Start
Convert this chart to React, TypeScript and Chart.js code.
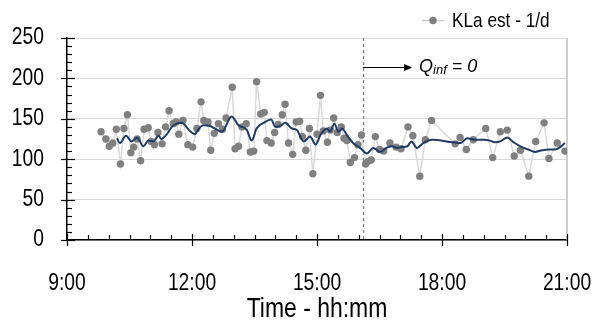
import { useEffect, useRef } from 'react';
import { Chart, registerables } from 'chart.js';

Chart.register(...registerables);

const FONT = '"Liberation Sans", Arial, sans-serif';
const SQUEEZE = 0.82; // narrow (condensed) text rendering

// Measured KLa estimates (time in minutes since midnight, value in 1/d)
const kLaTimes = [
  589, 596, 601, 606, 611, 617, 622, 627, 632, 636,
  641, 646, 651, 657, 661, 666, 671, 677, 682, 687,
  693, 697, 701, 707, 714, 721, 727, 733, 737, 743,
  747, 752, 758, 764, 769, 778, 782, 787, 792, 798,
  804, 809, 813, 819, 824, 828, 834, 839, 844, 850,
  854, 859, 865, 870, 875, 879, 884, 889, 894, 900,
  905, 909, 915, 919, 924, 929, 935, 939, 943, 948,
  954, 959, 964, 970, 973, 978, 984, 990, 996, 1005,
  1014, 1021, 1031, 1038, 1048, 1056, 1065, 1099, 1106, 1115,
  1125, 1143, 1153, 1164, 1174, 1184, 1193, 1205, 1215, 1227, 1234, 1246, 1257,
];
const kLaValues = [
  134, 125, 116, 120, 137, 94, 138, 155, 108, 115,
  125, 98, 137, 139, 122, 118, 133, 119, 140, 160,
  144, 146, 131, 148, 118, 115, 138, 171, 148, 146,
  111, 132, 144, 137, 151, 189, 113, 116, 140, 144,
  109, 110, 196, 156, 158, 123, 120, 133, 143, 155,
  168, 120, 106, 146, 147, 128, 111, 138, 82, 131,
  179, 135, 121, 136, 151, 133, 140, 126, 123, 96,
  102, 118, 130, 94, 97, 99, 128, 112, 110, 120,
  115, 113, 140, 129, 79, 124, 148, 119, 127, 112,
  124, 138, 102, 134, 136, 104, 111, 79, 122, 145, 101, 120, 110,
];

// Smoothed trend line
const smoothTimes = [
  612, 616, 625, 633, 641, 650, 657, 664, 672, 676,
  683, 691, 705, 717, 724, 730, 736, 746, 753, 763,
  777, 787, 799, 806, 813, 825, 834, 840, 849, 854,
  864, 871, 881, 890, 898, 905, 914, 919, 925, 931,
  936, 943, 952, 962, 972, 981, 991, 1000, 1008, 1015,
  1022, 1030, 1036, 1044, 1053, 1066, 1095, 1107, 1116, 1128,
  1140, 1149, 1156, 1164, 1174, 1183, 1195, 1204, 1214, 1224,
  1233, 1243, 1250, 1257,
];
const smoothValues = [
  126, 120, 129, 122, 127, 116, 123, 122, 129, 125,
  130, 140, 145, 135, 131, 138, 142, 141, 138, 134,
  153, 142, 136, 123, 138, 146, 149, 140, 142, 145,
  138, 136, 122, 128, 118, 130, 138, 134, 144, 134,
  138, 130, 120, 114, 107, 114, 109, 114, 116, 114,
  115, 116, 122, 114, 120, 124, 121, 120, 126, 124,
  124, 123, 121, 122, 127, 121, 115, 112, 109, 111,
  112, 112, 115, 120,
];

const xTickValues = [540, 720, 900, 1080, 1260];
const xTickLabels = ['9:00', '12:00', '15:00', '18:00', '21:00'];
const yTickValues = [0, 50, 100, 150, 200, 250];
const xMinorStep = 30;
const yMinorStep = 10;
const legendLabel = 'KLa est - 1/d';
const xTitle = 'Time - hh:mm';
const qinfTime = 966;
const arrowEndTime = 1037;
const arrowValue = 214;
const labelTime = 1047;
const labelValue = 208;

const decor = {
  id: 'decor',
  beforeDatasetsDraw(chart: any) {
    const { ctx, chartArea: a, scales } = chart;
    const x = scales.x;
    ctx.save();
    ctx.strokeStyle = '#bfbfbf';
    ctx.lineWidth = 1.5;
    ctx.beginPath();
    ctx.moveTo(a.right, a.top);
    ctx.lineTo(a.right, a.bottom);
    ctx.stroke();
    const qx = Math.round(x.getPixelForValue(qinfTime)) + 0.5;
    ctx.strokeStyle = '#7f7f7f';
    ctx.lineWidth = 1.2;
    ctx.setLineDash([3, 3]);
    ctx.beginPath();
    ctx.moveTo(qx, a.top);
    ctx.lineTo(qx, a.bottom);
    ctx.stroke();
    ctx.restore();
  },
  afterDraw(chart: any) {
    const { ctx, scales } = chart;
    const x = scales.x;
    const y = scales.y;
    ctx.save();
    ctx.strokeStyle = '#000';
    ctx.lineWidth = 1.2;
    const xb = y.getPixelForValue(0);
    for (let t = xTickValues[0]; t <= xTickValues[xTickValues.length - 1]; t += xMinorStep) {
      const px = Math.round(x.getPixelForValue(t)) + 0.5;
      const major = xTickValues.includes(t);
      ctx.beginPath();
      ctx.moveTo(px, major ? xb - 6 : xb - 5);
      ctx.lineTo(px, major ? xb + 6 : xb);
      ctx.stroke();
    }
    const yl = x.getPixelForValue(xTickValues[0]);
    for (let v = yTickValues[0]; v <= yTickValues[yTickValues.length - 1]; v += yMinorStep) {
      const py = Math.round(y.getPixelForValue(v)) + 0.5;
      const major = yTickValues.includes(v);
      ctx.beginPath();
      ctx.moveTo(major ? yl - 6 : yl, py);
      ctx.lineTo(major ? yl + 8 : yl + 5, py);
      ctx.stroke();
    }
    // Q_inf annotation arrow
    const qx = x.getPixelForValue(qinfTime);
    const ex = x.getPixelForValue(arrowEndTime);
    const ay = Math.round(y.getPixelForValue(arrowValue)) + 0.5;
    ctx.lineWidth = 1;
    ctx.beginPath();
    ctx.moveTo(qx, ay);
    ctx.lineTo(ex - 6, ay);
    ctx.stroke();
    ctx.fillStyle = '#000';
    ctx.beginPath();
    ctx.moveTo(ex, ay);
    ctx.lineTo(ex - 8, ay - 3.5);
    ctx.lineTo(ex - 8, ay + 3.5);
    ctx.closePath();
    ctx.fill();
    ctx.__noSqueeze = true;
    let tx = x.getPixelForValue(labelTime);
    const by = y.getPixelForValue(labelValue);
    ctx.textBaseline = 'alphabetic';
    ctx.textAlign = 'left';
    ctx.font = `italic 18px ${FONT}`;
    ctx.fillText('Q', tx, by);
    tx += ctx.measureText('Q').width;
    ctx.font = `italic 13px ${FONT}`;
    ctx.fillText('inf', tx, by + 2);
    tx += ctx.measureText('inf').width;
    ctx.font = `italic 18px ${FONT}`;
    ctx.fillText(' = 0', tx, by);
    ctx.__noSqueeze = false;

    // legend (top right)
    const lx = 422;
    const lyy = 20.5;
    ctx.strokeStyle = '#c9c9c9';
    ctx.lineWidth = 1.5;
    ctx.beginPath();
    ctx.moveTo(lx, lyy);
    ctx.lineTo(lx + 22, lyy);
    ctx.stroke();
    ctx.fillStyle = '#808080';
    ctx.beginPath();
    ctx.arc(lx + 11, lyy, 3.7, 0, Math.PI * 2);
    ctx.fill();
    ctx.fillStyle = '#000';
    ctx.font = `21px ${FONT}`;
    ctx.textBaseline = 'middle';
    ctx.fillText(legendLabel, lx + 30, lyy + 1);
    ctx.restore();
  },
};

export default function App() {
  const ref = useRef<HTMLCanvasElement>(null);
  useEffect(() => {
    const canvas = ref.current;
    if (!canvas) return;
    const c2d: any = canvas.getContext('2d');
    const origFill = c2d.fillText;
    c2d.fillText = function (text: string, px: number, py: number, maxWidth?: number) {
      if (this.__noSqueeze) {
        return maxWidth === undefined ? origFill.call(this, text, px, py) : origFill.call(this, text, px, py, maxWidth);
      }
      const w = this.measureText(text).width * SQUEEZE;
      const m = maxWidth === undefined ? w : Math.min(maxWidth, w);
      return origFill.call(this, text, px, py, m);
    };
    const chart = new Chart(canvas, {
      type: 'line',
      data: {
        datasets: [
          {
            label: legendLabel,
            data: kLaTimes.map((t, i) => ({ x: t, y: kLaValues[i] })),
            borderColor: '#dadada',
            borderWidth: 1.5,
            pointBackgroundColor: '#808080',
            pointBorderColor: '#808080',
            pointBorderWidth: 0,
            pointRadius: 3.7,
            tension: 0,
            order: 1,
          },
          {
            label: 'trend',
            data: smoothTimes.map((t, i) => ({ x: t, y: smoothValues[i] })),
            borderColor: '#1f3b63',
            borderWidth: 2,
            pointRadius: 0,
            tension: 0.4,
            cubicInterpolationMode: 'monotone',
            order: 0,
          },
        ],
      },
      options: {
        responsive: false,
        animation: false,
        layout: { padding: { left: 0, right: 0, top: 38, bottom: 0 } },
        plugins: {
          tooltip: { enabled: false },
          legend: { display: false },
        },
        scales: {
          x: {
            type: 'linear',
            min: xTickValues[0],
            max: xTickValues[xTickValues.length - 1],
            afterBuildTicks: (s: any) => {
              s.ticks = xTickValues.map((v) => ({ value: v }));
            },
            afterFit: (s: any) => {
              s.height = 87;
              s.paddingLeft = 0;
              s.paddingRight = 28;
            },
            ticks: {
              callback: (v: any) => xTickLabels[xTickValues.indexOf(Number(v))],
              font: { family: FONT, size: 23.5 },
              color: '#000',
              padding: 29,
              maxRotation: 0,
              autoSkip: false,
            },
            grid: { drawOnChartArea: false, drawTicks: false },
            border: { color: '#000', width: 1.5 },
            title: {
              display: true,
              text: xTitle,
              font: { family: FONT, size: 28 },
              color: '#000',
              padding: { top: 0, bottom: 1 },
            },
          },
          y: {
            min: yTickValues[0],
            max: yTickValues[yTickValues.length - 1],
            afterBuildTicks: (s: any) => {
              s.ticks = yTickValues.map((v) => ({ value: v }));
            },
            afterFit: (s: any) => {
              s.width = 67;
            },
            ticks: {
              font: { family: FONT, size: 23.5 },
              color: '#000',
              padding: 23,
            },
            grid: { color: '#d9d9d9', lineWidth: 1, drawTicks: false },
            border: { color: '#000', width: 1.5 },
          },
        },
      },
      plugins: [decor],
    } as any);
    return () => {
      chart.destroy();
      c2d.fillText = origFill;
    };
  }, []);
  return (
    <div style={{ position: 'fixed', left: 0, top: 0, width: 595, height: 327, background: '#fff' }}>
      <canvas ref={ref} width={595} height={327} style={{ display: 'block' }} />
    </div>
  );
}
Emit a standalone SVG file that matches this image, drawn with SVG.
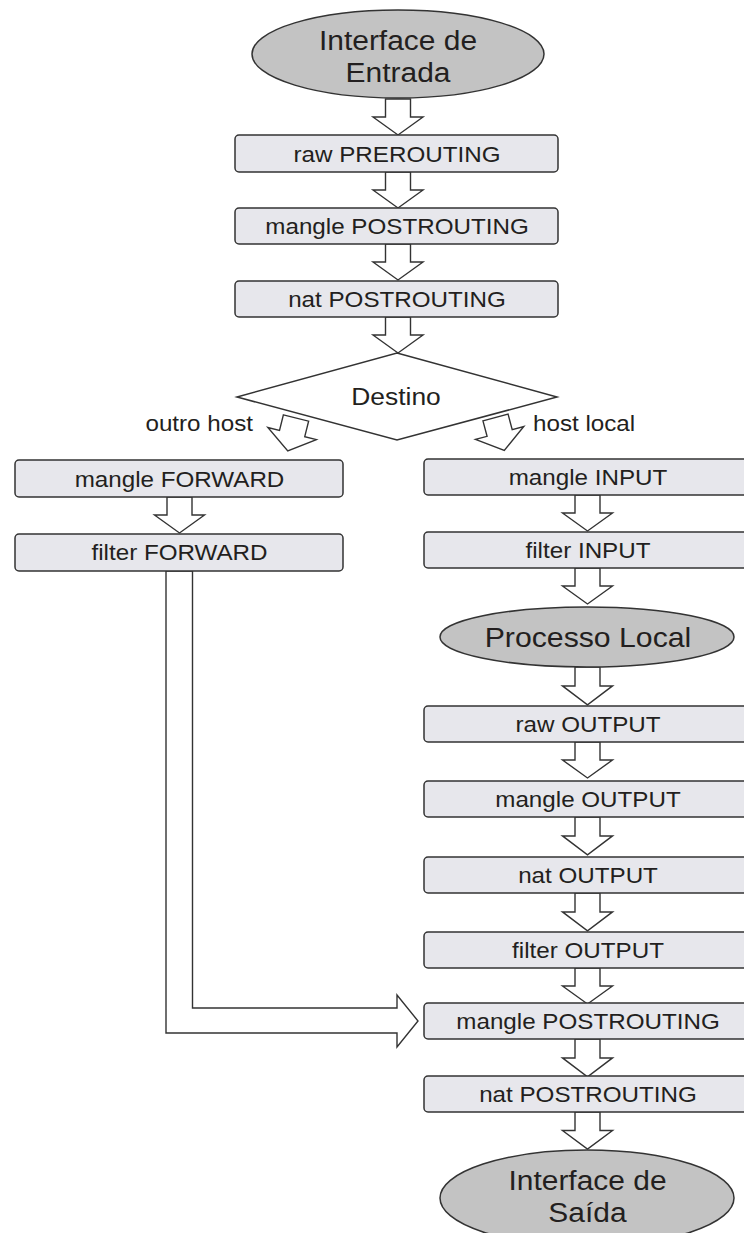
<svg xmlns="http://www.w3.org/2000/svg" width="744" height="1233" viewBox="0 0 744 1233">
  <defs>
    <style>
      .box { fill: #e7e7ec; stroke: #333; stroke-width: 1.5; }
      .term { fill: #c3c3c3; stroke: #333; stroke-width: 1.5; }
      .dec { fill: #fff; stroke: #333; stroke-width: 1.5; }
      .arrow { fill: #fff; stroke: #333; stroke-width: 1.4; stroke-linejoin: miter; }
      text { font-family: "Liberation Sans", Arial, sans-serif; fill: #231f20; text-anchor: middle; }
      .lbl { font-size: 22px; }
      .big { font-size: 28px; }
      .mid { font-size: 24px; }
      .side { font-size: 22px; }
      .end { text-anchor: end; }
      .start { text-anchor: start; }
    </style>
    <!-- hollow block arrow pointing down, origin at the tail centre -->
    <path id="down" d="M-12.5,0 H12.5 V18 H25 L0,36 L-25,18 H-12.5 Z"/>
    <path id="slant" d="M-13,0 H13 V16 H25 L0,34 L-25,16 H-13 Z"/>
  </defs>

  <g id="connectors">
    <!-- main column -->
    <use href="#down" class="arrow" transform="translate(398,99) scale(1,1)"/>
    <use href="#down" class="arrow" transform="translate(398,172)"/>
    <use href="#down" class="arrow" transform="translate(398,244)"/>
    <use href="#down" class="arrow" transform="translate(398,317)"/>
    <!-- branches out of the decision -->
    <use href="#slant" class="arrow" transform="translate(296,418) rotate(14)"/>
    <use href="#slant" class="arrow" transform="translate(495.5,417.5) rotate(-15)"/>
    <!-- forward chain -->
    <use href="#down" class="arrow" transform="translate(179.5,497)"/>
    <path class="arrow" d="M166,571 V1033 H397 V1047 L418,1021 L397,995 V1008 H192.5 V571 Z"/>
    <!-- local chain -->
    <use href="#down" class="arrow" transform="translate(587.5,495)"/>
    <use href="#down" class="arrow" transform="translate(587.5,568)"/>
    <use href="#down" class="arrow" transform="translate(587.5,667) scale(1,1.05)"/>
    <use href="#down" class="arrow" transform="translate(587.5,742)"/>
    <use href="#down" class="arrow" transform="translate(587.5,817) scale(1,1.05)"/>
    <use href="#down" class="arrow" transform="translate(587.5,893) scale(1,1.05)"/>
    <use href="#down" class="arrow" transform="translate(587.5,968)"/>
    <use href="#down" class="arrow" transform="translate(587.5,1039) scale(1,1.05)"/>
    <use href="#down" class="arrow" transform="translate(587.5,1112) scale(1,1.03)"/>
  </g>

  <g id="in-iface">
    <ellipse class="term" cx="398" cy="54" rx="146" ry="44"/>
    <text class="big" transform="translate(398,50) scale(1.07,1)">Interface de</text>
    <text class="big" transform="translate(398,82) scale(1.07,1)">Entrada</text>
  </g>
  <g id="raw-prerouting">
    <rect class="box" x="235" y="135" width="323" height="37" rx="4"/>
    <text class="lbl" transform="translate(397,161.5) scale(1.1,1)">raw PREROUTING</text>
  </g>
  <g id="mangle-postrouting-1">
    <rect class="box" x="235" y="208" width="323" height="36" rx="4"/>
    <text class="lbl" transform="translate(397,234) scale(1.1,1)">mangle POSTROUTING</text>
  </g>
  <g id="nat-postrouting-1">
    <rect class="box" x="235" y="281" width="323" height="36" rx="4"/>
    <text class="lbl" transform="translate(397,307) scale(1.1,1)">nat POSTROUTING</text>
  </g>
  <g id="destino">
    <polygon class="dec" points="397,353 557,397 397,440 237,397"/>
    <text class="mid" transform="translate(396,405) scale(1.1,1)">Destino</text>
  </g>
  <g id="branch-labels">
    <text class="side end" transform="translate(253,431) scale(1.1,1)">outro host</text>
    <text class="side start" transform="translate(533,431) scale(1.1,1)">host local</text>
  </g>

  <g id="mangle-forward">
    <rect class="box" x="15" y="460" width="328" height="37" rx="4"/>
    <text class="lbl" transform="translate(179.5,486.5) scale(1.1,1)">mangle FORWARD</text>
  </g>
  <g id="filter-forward">
    <rect class="box" x="15" y="534" width="328" height="37" rx="4"/>
    <text class="lbl" transform="translate(179.5,560) scale(1.1,1)">filter FORWARD</text>
  </g>

  <g id="mangle-input">
    <rect class="box" x="424" y="459" width="328" height="36" rx="4"/>
    <text class="lbl" transform="translate(588,485) scale(1.1,1)">mangle INPUT</text>
  </g>
  <g id="filter-input">
    <rect class="box" x="424" y="532" width="328" height="36" rx="4"/>
    <text class="lbl" transform="translate(588,558) scale(1.1,1)">filter INPUT</text>
  </g>
  <g id="local-process">
    <ellipse class="term" cx="587" cy="637" rx="147" ry="30"/>
    <text class="big" transform="translate(588,647) scale(1.08,1)">Processo Local</text>
  </g>
  <g id="raw-output">
    <rect class="box" x="424" y="706" width="328" height="36" rx="4"/>
    <text class="lbl" transform="translate(588,732) scale(1.1,1)">raw OUTPUT</text>
  </g>
  <g id="mangle-output">
    <rect class="box" x="424" y="781" width="328" height="36" rx="4"/>
    <text class="lbl" transform="translate(588,807) scale(1.1,1)">mangle OUTPUT</text>
  </g>
  <g id="nat-output">
    <rect class="box" x="424" y="857" width="328" height="36" rx="4"/>
    <text class="lbl" transform="translate(588,883) scale(1.1,1)">nat OUTPUT</text>
  </g>
  <g id="filter-output">
    <rect class="box" x="424" y="932" width="328" height="36" rx="4"/>
    <text class="lbl" transform="translate(588,958) scale(1.1,1)">filter OUTPUT</text>
  </g>
  <g id="mangle-postrouting-2">
    <rect class="box" x="424" y="1003" width="328" height="36" rx="4"/>
    <text class="lbl" transform="translate(588,1029) scale(1.1,1)">mangle POSTROUTING</text>
  </g>
  <g id="nat-postrouting-2">
    <rect class="box" x="424" y="1076" width="328" height="36" rx="4"/>
    <text class="lbl" transform="translate(588,1102) scale(1.1,1)">nat POSTROUTING</text>
  </g>
  <g id="out-iface">
    <ellipse class="term" cx="587" cy="1198" rx="147" ry="48"/>
    <text class="big" transform="translate(587.5,1190) scale(1.07,1)">Interface de</text>
    <text class="big" transform="translate(587.5,1222) scale(1.07,1)">Saída</text>
  </g>
</svg>
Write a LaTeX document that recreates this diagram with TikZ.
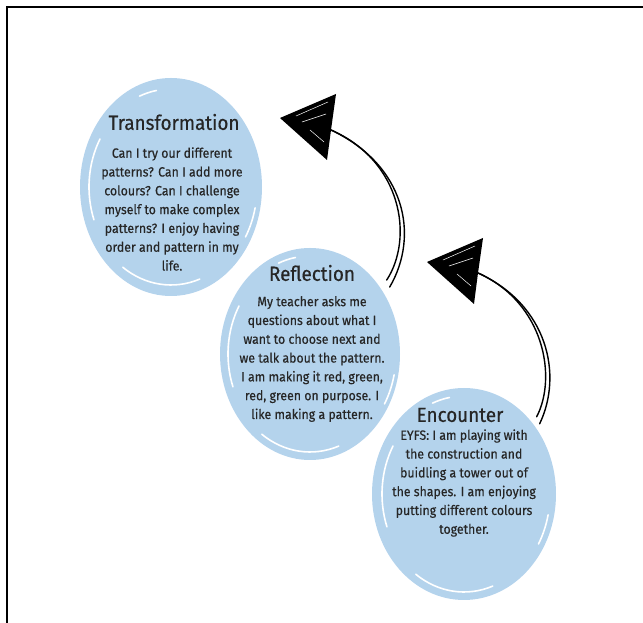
\documentclass[tikz,border=0pt]{standalone}
\usepackage{fontspec}
\setmainfont[FakeStretch=0.92, FakeBold=0.4]{Fira Sans}
\usetikzlibrary{shapes.geometric}

\definecolor{blobblue}{HTML}{B4D3EC}
\definecolor{inkgray}{HTML}{262626}

\tikzset{
  blob/.style={ellipse, fill=blobblue, inner sep=0pt},
  streak/.style={white, line width=1.6pt, line cap=round},
  heading/.style={font=\fontsize{20.5}{24}\selectfont, text=inkgray},
  bodytext/.style={font=\fontsize{13.4}{18.8}\selectfont, text=inkgray, align=center},
  sketch/.style={line width=1.4pt, line cap=round},
  scribble/.style={white, line width=0.5pt, line cap=round},
}

\begin{document}
\begin{tikzpicture}[x=1pt, y=1pt]
  \useasboundingbox (0,0) rectangle (643,623);
  % frame
  \draw[line width=2.4pt] (7,0) -- (7,616) -- (643,616);

  % blobs
  \node (transBlob) [blob, minimum width=182pt, minimum height=218pt] at (171,436) {};
  \node (reflBlob) [blob, minimum width=180pt, minimum height=212pt] at (310,269) {};
  \node (encBlob) [blob, minimum width=184pt, minimum height=212pt] at (464,129) {};

  % brush streaks
  \foreach \b in {transBlob, reflBlob, encBlob} {
    \draw[streak] ([shift={(150:82 and 96)}]\b.center) arc[start angle=150, end angle=200, x radius=82, y radius=96];
    \draw[streak] ([shift={(235:84 and 98)}]\b.center) arc[start angle=235, end angle=290, x radius=84, y radius=98];
    \draw[streak] ([shift={(100:84 and 98)}]\b.center) arc[start angle=100, end angle=112, x radius=84, y radius=98];
    \draw[streak] ([shift={(330:86 and 100)}]\b.center) arc[start angle=330, end angle=348, x radius=86, y radius=100];
  }

  % texts
  \node (trans) [heading] at (174,501) {Transformation};
  \node (transText) [bodytext] at (172,414) {Can I try our different\\patterns? Can I add more\\colours? Can I challenge\\myself to make complex\\patterns? I enjoy having\\order and pattern in my\\life.};

  \node (refl) [heading] at (312,350) {Reflection};
  \node (reflText) [bodytext] at (312,264) {My teacher asks me\\questions about what I\\want to choose next and\\we talk about the pattern.\\I am making it red, green,\\red, green on purpose. I\\like making a pattern.};

  \node (enc) [heading] at (460,208) {Encounter};
  \node (encText) [bodytext] at (464,140) {EYFS: I am playing with\\the construction and\\buidling a tower out of\\the shapes. I am enjoying\\putting different colours\\together.};

  % arrows
  \coordinate (tip1) at (280,505);
  \coordinate (notch1) at (331,493);
  \coordinate (tip2) at (427,361);
  \coordinate (notch2) at (478,350);

  \draw[sketch] ([shift={(6,8)}]reflBlob.43) .. controls (414,385) and (402,462) .. (notch1);
  \draw[sketch] ([shift={(9,1)}]reflBlob.43) .. controls (420,388) and (405,458) .. (notch1);
  \draw[sketch] ([shift={(2,9)}]encBlob.44) .. controls (557,245) and (545,320) .. (notch2);
  \draw[sketch] ([shift={(5,2)}]encBlob.44) .. controls (563,248) and (548,318) .. (notch2);

  \foreach \h in {1,2} {
    \fill (tip\h) -- ([shift={(56,24)}]tip\h) -- (notch\h) -- ([shift={(47,-42)}]tip\h) -- cycle;
    \draw[scribble] ([shift={(16,2)}]tip\h) -- ([shift={(48,16)}]tip\h);
    \draw[scribble] ([shift={(22,-4)}]tip\h) -- ([shift={(46,4)}]tip\h);
    \draw[scribble] ([shift={(30,-12)}]tip\h) -- ([shift={(44,-24)}]tip\h);
  }
\end{tikzpicture}
\end{document}
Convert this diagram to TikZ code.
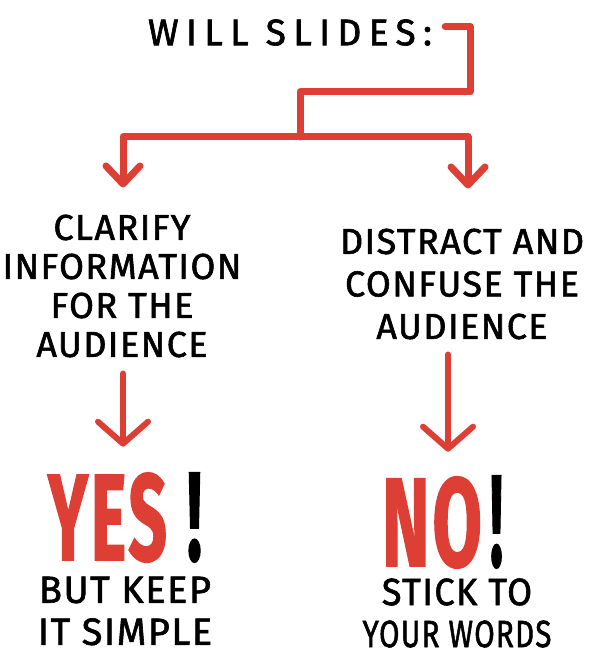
End
• **WHAT THE TASK ASKS**
All lines above from the one containing "Write a LaTeX" through the one containing "(7,616) -- (643,616);" are to be quoted exactly, and only those; pictures are left out.

• **FINAL ANSWER**
Write a LaTeX document that recreates this diagram with TikZ.
\documentclass[tikz,border=0pt]{standalone}
\usepackage{fontspec}
\setmainfont[FakeStretch=0.92, FakeBold=0.4]{Fira Sans}
\usetikzlibrary{shapes.geometric}

\definecolor{blobblue}{HTML}{B4D3EC}
\definecolor{inkgray}{HTML}{262626}

\tikzset{
  blob/.style={ellipse, fill=blobblue, inner sep=0pt},
  streak/.style={white, line width=1.6pt, line cap=round},
  heading/.style={font=\fontsize{20.5}{24}\selectfont, text=inkgray},
  bodytext/.style={font=\fontsize{13.4}{18.8}\selectfont, text=inkgray, align=center},
  sketch/.style={line width=1.4pt, line cap=round},
  scribble/.style={white, line width=0.5pt, line cap=round},
}

\begin{document}
\begin{tikzpicture}[x=1pt, y=1pt]
  \useasboundingbox (0,0) rectangle (643,623);
  % frame
  \draw[line width=2.4pt] (7,0) -- (7,616) -- (643,616);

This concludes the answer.